SUPPLIED RECORDS =>
- - - -

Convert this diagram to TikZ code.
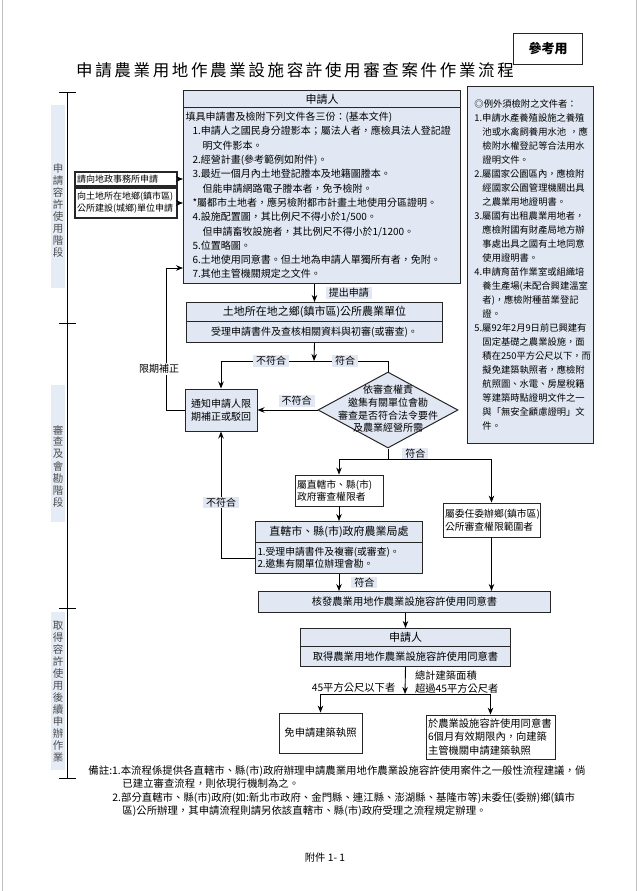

- - - -

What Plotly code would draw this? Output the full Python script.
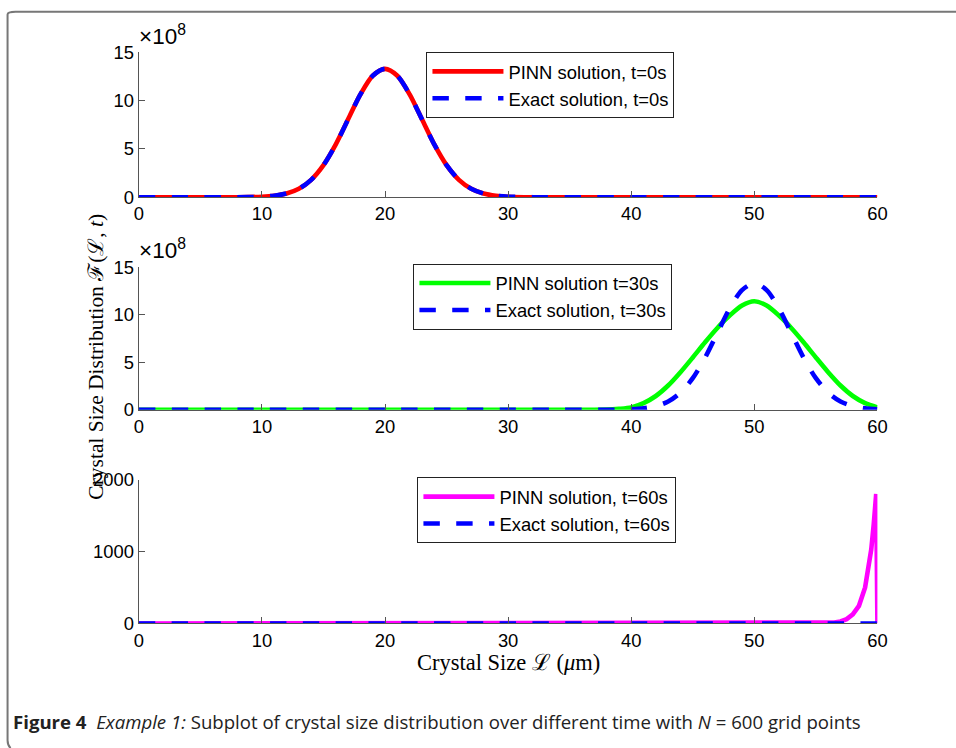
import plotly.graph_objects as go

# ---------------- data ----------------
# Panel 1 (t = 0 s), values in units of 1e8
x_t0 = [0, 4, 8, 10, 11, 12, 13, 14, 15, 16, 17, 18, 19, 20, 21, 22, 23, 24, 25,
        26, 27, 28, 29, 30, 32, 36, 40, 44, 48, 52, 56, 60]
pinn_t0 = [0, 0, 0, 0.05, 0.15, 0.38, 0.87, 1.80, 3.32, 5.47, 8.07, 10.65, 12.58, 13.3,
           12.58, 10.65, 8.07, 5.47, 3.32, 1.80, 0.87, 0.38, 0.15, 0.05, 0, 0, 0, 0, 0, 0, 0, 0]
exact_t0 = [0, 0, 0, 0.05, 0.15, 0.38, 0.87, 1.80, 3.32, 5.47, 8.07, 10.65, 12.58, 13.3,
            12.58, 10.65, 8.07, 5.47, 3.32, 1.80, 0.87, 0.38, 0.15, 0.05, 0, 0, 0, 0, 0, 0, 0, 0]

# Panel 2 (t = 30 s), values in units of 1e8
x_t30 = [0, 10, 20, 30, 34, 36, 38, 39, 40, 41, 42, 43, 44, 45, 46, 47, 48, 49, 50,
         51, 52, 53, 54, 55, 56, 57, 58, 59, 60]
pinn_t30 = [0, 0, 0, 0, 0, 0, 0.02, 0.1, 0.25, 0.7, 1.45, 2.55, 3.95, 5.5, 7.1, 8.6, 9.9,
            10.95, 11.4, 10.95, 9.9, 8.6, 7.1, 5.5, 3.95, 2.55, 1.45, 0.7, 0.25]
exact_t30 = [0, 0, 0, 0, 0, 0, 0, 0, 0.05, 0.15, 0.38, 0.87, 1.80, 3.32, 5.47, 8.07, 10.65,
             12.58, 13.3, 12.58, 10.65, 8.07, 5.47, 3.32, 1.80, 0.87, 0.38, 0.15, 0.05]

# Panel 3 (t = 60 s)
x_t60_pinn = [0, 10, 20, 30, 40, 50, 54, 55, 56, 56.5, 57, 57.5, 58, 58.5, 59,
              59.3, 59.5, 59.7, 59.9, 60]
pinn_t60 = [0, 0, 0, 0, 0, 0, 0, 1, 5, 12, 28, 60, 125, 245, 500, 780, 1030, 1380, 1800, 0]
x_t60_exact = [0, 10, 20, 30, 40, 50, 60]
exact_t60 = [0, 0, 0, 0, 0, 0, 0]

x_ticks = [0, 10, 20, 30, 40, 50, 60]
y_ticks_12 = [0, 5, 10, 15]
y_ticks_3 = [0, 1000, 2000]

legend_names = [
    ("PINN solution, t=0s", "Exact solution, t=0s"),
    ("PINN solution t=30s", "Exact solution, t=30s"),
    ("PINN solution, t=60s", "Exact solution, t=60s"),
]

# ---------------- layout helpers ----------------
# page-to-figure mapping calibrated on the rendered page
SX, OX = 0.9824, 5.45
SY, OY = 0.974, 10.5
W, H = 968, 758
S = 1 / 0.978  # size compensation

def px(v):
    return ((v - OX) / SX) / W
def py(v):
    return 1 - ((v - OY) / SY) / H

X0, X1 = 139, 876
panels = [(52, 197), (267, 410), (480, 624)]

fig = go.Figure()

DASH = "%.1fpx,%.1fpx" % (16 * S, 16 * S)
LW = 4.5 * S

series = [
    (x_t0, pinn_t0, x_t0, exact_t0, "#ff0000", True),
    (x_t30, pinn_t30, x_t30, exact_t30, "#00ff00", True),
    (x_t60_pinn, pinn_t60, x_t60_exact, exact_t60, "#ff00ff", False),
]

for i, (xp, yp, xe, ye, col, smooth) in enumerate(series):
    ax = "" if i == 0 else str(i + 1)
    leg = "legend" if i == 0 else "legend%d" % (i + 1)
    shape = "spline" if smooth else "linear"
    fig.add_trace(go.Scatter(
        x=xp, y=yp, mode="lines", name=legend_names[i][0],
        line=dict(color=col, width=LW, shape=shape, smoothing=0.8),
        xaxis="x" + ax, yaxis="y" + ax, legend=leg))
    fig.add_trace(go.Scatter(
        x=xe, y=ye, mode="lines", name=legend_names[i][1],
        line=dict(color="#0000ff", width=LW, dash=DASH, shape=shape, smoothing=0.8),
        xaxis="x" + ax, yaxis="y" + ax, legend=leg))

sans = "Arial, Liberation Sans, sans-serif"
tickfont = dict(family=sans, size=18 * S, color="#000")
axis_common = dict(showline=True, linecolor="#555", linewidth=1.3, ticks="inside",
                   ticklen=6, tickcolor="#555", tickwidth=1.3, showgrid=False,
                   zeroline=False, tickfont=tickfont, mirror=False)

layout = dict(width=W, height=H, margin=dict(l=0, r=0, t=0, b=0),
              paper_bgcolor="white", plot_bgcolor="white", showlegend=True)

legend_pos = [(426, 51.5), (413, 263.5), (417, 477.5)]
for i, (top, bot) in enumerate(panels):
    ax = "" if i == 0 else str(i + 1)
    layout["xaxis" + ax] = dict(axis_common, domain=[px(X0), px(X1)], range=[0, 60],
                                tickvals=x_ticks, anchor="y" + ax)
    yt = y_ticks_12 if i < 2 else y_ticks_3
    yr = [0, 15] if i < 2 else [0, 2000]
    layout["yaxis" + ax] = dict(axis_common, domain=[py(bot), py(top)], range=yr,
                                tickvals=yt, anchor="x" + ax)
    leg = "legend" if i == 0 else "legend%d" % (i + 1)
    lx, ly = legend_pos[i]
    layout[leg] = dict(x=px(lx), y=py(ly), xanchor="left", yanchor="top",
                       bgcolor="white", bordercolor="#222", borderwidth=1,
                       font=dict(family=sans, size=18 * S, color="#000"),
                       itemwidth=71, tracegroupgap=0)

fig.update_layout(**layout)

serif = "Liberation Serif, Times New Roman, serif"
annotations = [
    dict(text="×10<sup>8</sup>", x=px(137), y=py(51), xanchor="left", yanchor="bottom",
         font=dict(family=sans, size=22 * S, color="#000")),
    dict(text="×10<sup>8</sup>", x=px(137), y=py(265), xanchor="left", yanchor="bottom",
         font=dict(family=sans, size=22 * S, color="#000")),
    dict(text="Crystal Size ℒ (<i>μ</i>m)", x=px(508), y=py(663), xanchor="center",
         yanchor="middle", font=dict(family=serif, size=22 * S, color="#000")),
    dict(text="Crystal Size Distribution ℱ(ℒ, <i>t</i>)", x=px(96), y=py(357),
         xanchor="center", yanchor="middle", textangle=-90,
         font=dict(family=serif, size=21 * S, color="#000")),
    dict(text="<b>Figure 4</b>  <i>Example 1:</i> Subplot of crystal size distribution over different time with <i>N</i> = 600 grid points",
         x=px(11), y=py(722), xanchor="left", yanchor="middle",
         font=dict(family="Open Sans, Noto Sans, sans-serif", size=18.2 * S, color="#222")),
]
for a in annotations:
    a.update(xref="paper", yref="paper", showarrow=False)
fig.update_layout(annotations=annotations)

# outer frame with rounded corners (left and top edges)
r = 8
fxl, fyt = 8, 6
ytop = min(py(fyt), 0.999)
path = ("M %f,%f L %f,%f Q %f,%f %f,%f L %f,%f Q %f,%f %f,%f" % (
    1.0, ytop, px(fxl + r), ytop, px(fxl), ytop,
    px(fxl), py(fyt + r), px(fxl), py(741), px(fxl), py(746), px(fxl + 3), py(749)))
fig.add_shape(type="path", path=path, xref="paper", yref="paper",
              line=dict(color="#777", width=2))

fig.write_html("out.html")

- - - -

GIVEN REQUEST =>
Give only the number of lines that include the word "code".

RESULT =>
2